Search code examples
vectorjuliaoperator-overloadingvectorizationarray-broadcasting

Julia vectorized operators


I understand that in Julia most operators can be vectorized by prefixing it with .. However I don't understand why some of them worth both ways:

julia> a = rand(1_000_000);

julia> @time a*2;
  0.051112 seconds (183.93 k allocations: 17.849 MiB, 7.14% gc time, 89.16% compilation time)

julia> @time a*2;
  0.002070 seconds (2 allocations: 7.629 MiB)

julia> @time a.*2;
  0.026533 seconds (8.87 k allocations: 8.127 MiB, 93.23% compilation time)

julia> @time a.*2;
  0.001575 seconds (4 allocations: 7.630 MiB)

julia> a + 0.1;
ERROR: MethodError: no method matching +(::Vector{Float64}, ::Float64)

Why array broadcasting works for * but not +?

What drives the difference in performance/allocations between * and .*?


Solution

  • For * when you write a * 2 is not a broadcasting operation but vector times scalar multiplication, which is a valid operation in vector space, see https://en.wikipedia.org/wiki/Scalar_multiplication.

    For + when you write a + 1 you ask for addition of vector and scalar, which is not operation that is normally supported in vector spaces. You have to broadcast + to achieve the desired result. You have a list of eight axioms that vector space must meet in https://en.wikipedia.org/wiki/Vector_space. Adding of scalar and vector is not one of them.

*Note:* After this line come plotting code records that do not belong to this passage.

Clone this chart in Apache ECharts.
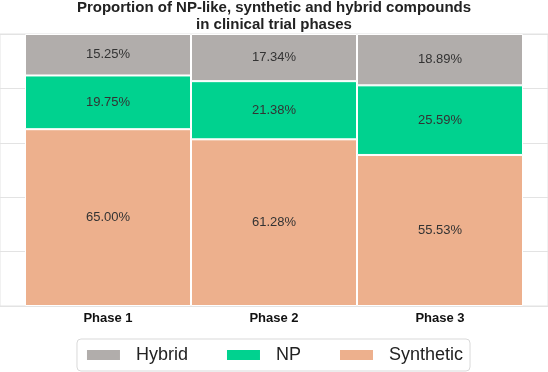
<!DOCTYPE html>
<html>
<head>
<meta charset="utf-8">
<script src="https://cdn.jsdelivr.net/npm/echarts@6/dist/echarts.min.js"></script>
<style>
  html, body { margin: 0; padding: 0; background: #fff; }
  #chart { width: 548px; height: 372px; }
</style>
</head>
<body>
<div id="chart"></div>
<script>
// data
var phases = ['Phase 1', 'Phase 2', 'Phase 3']
var hybrid = [15.25, 17.34, 18.89]
var np = [19.75, 21.38, 25.59]
var synthetic = [65.00, 61.28, 55.53]

var myChart = echarts.init(document.getElementById('chart'))

var labelOpt = {
  show: true,
  position: 'inside',
  color: '#333',
  fontSize: 13,
  formatter: function (p) {
    return p.value.toFixed(2) + '%'
  }
}

function bar(name, data, color) {
  return {
    name: name,
    type: 'bar',
    stack: 'all',
    xAxisIndex: 1,
    yAxisIndex: 1,
    barCategoryGap: '0%',
    data: data,
    itemStyle: { color: color, borderColor: '#fff', borderWidth: 1 },
    label: labelOpt
  }
}

myChart.setOption({
  animation: false,
  textStyle: { fontFamily: 'Liberation Sans, Arial, sans-serif' },
  title: {
    text: 'Proportion of NP-like, synthetic and hybrid compounds\nin clinical trial phases',
    left: 'center',
    top: -5,
    textStyle: { fontSize: 15, fontWeight: 'bold', color: '#222', lineHeight: 16.5 }
  },
  legend: {
    data: ['Hybrid', 'NP', 'Synthetic'],
    bottom: 1,
    left: 'center',
    itemWidth: 35,
    itemHeight: 12,
    itemGap: 37,
    icon: 'rect',
    borderColor: '#d9d9d9',
    borderWidth: 1,
    borderRadius: 4,
    padding: [7, 7, 7, 8],
    textStyle: { fontSize: 18, color: '#222', padding: [0, 0, 0, 10] }
  },
  grid: [
    // background grid: gridlines across full width
    { left: 0, right: 0, top: 34, bottom: 66, show: true, borderColor: '#e3e3e3', borderWidth: 1 },
    // bars
    { left: 25, right: 25, top: 34, bottom: 66 }
  ],
  xAxis: [
    { gridIndex: 0, type: 'value', show: false },
    {
      gridIndex: 1,
      type: 'category',
      data: phases,
      axisLine: { show: false },
      axisTick: { show: false },
      axisLabel: { fontSize: 13, fontWeight: 'bold', color: '#111', margin: 6 }
    }
  ],
  yAxis: [
    {
      gridIndex: 0, type: 'value', min: 0, max: 100, interval: 20,
      axisLine: { show: false }, axisTick: { show: false }, axisLabel: { show: false },
      splitLine: { lineStyle: { color: '#e3e3e3', width: 1 } }
    },
    { gridIndex: 1, type: 'value', min: 0, max: 100, show: false, splitLine: { show: false } }
  ],
  series: [
    bar('Synthetic', synthetic, '#edb08d'),
    bar('NP', np, '#00d28f'),
    bar('Hybrid', hybrid, '#b1adab')
  ]
})
</script>
</body>
</html>
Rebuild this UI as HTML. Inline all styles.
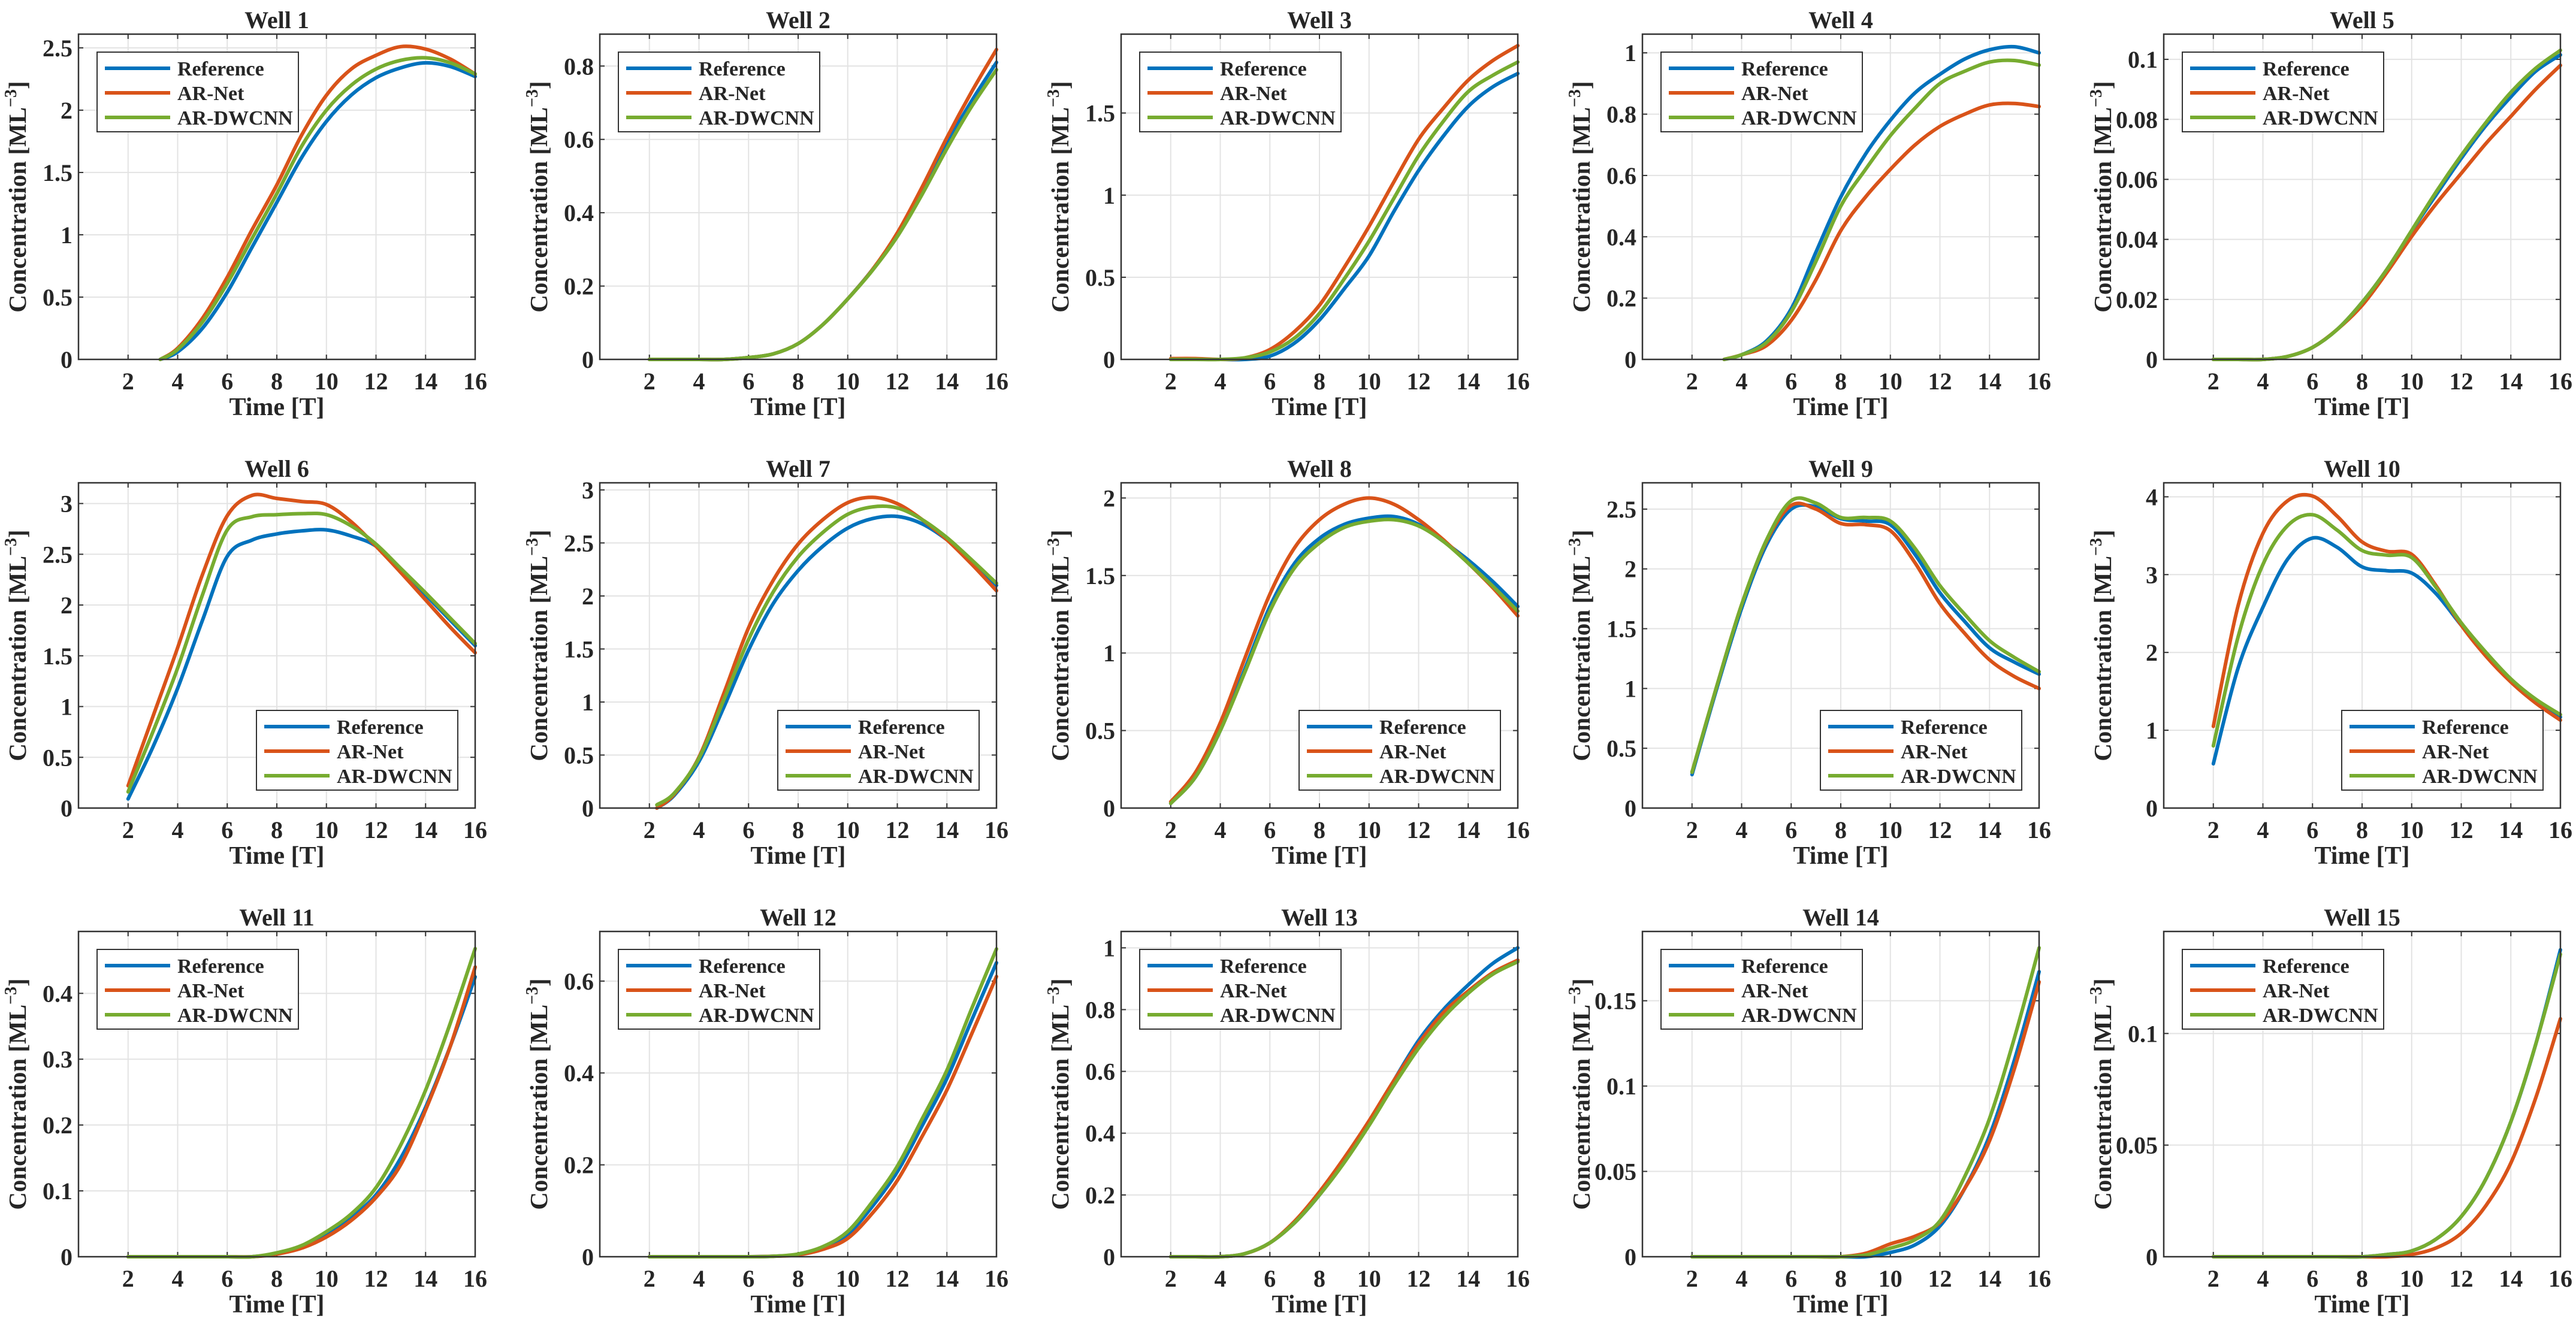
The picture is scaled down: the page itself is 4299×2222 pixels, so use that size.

    Regarding performance - on my laptop both operations (broadcasted and non broadcasted multiplication) have the same performance characteristic:

    julia> using BenchmarkTools
    
    julia> @benchmark $a * 2
    BenchmarkTools.Trial: 2346 samples with 1 evaluation.
     Range (min … max):  1.373 ms … 8.099 ms  ┊ GC (min … max):  0.00% … 61.16%
     Time  (median):     1.513 ms             ┊ GC (median):     0.00%
     Time  (mean ± σ):   2.127 ms ± 1.101 ms  ┊ GC (mean ± σ):  19.42% ± 22.16%
    
      █▆▄▃▂▁▁      ▁▁▁            ▃▂▁
      ███████▇██▇▇█████▇▆▇▇▅▅▆▆▅▅▅██████▆▆▇▅▆▆▄▅▅▅▃▅▄▃▅▅▅▅▄▄▃▃▃ █
      1.37 ms     Histogram: log(frequency) by time     5.99 ms <
    
     Memory estimate: 7.63 MiB, allocs estimate: 2.
    
    julia> @benchmark $a .* 2
    BenchmarkTools.Trial: 2333 samples with 1 evaluation.
     Range (min … max):  1.377 ms … 7.586 ms  ┊ GC (min … max):  0.00% … 62.77%
     Time  (median):     1.528 ms             ┊ GC (median):     0.00%
     Time  (mean ± σ):   2.137 ms ± 1.104 ms  ┊ GC (mean ± σ):  19.25% ± 22.06%
    
      █▆▄▃▃▁▁▁▁   ▁▂▁▁            ▄▂▁▁ ▁                        ▁
      █████████▇█████████▇▇▇▇▇▅▆▄▆██████▆▇▆▆▆▇▇▆▃▄▅▆▇▆▆▆▅▅▁▃▁▅▃ █
      1.38 ms     Histogram: log(frequency) by time     5.98 ms <
    
     Memory estimate: 7.63 MiB, allocs estimate: 2.
    

    Running @time instead of using BenchmarkTools.jl is not reliable as single run of some operation can have a large variability of run time (e.g. your processor might be busy with some other tasks or GC can be triggered).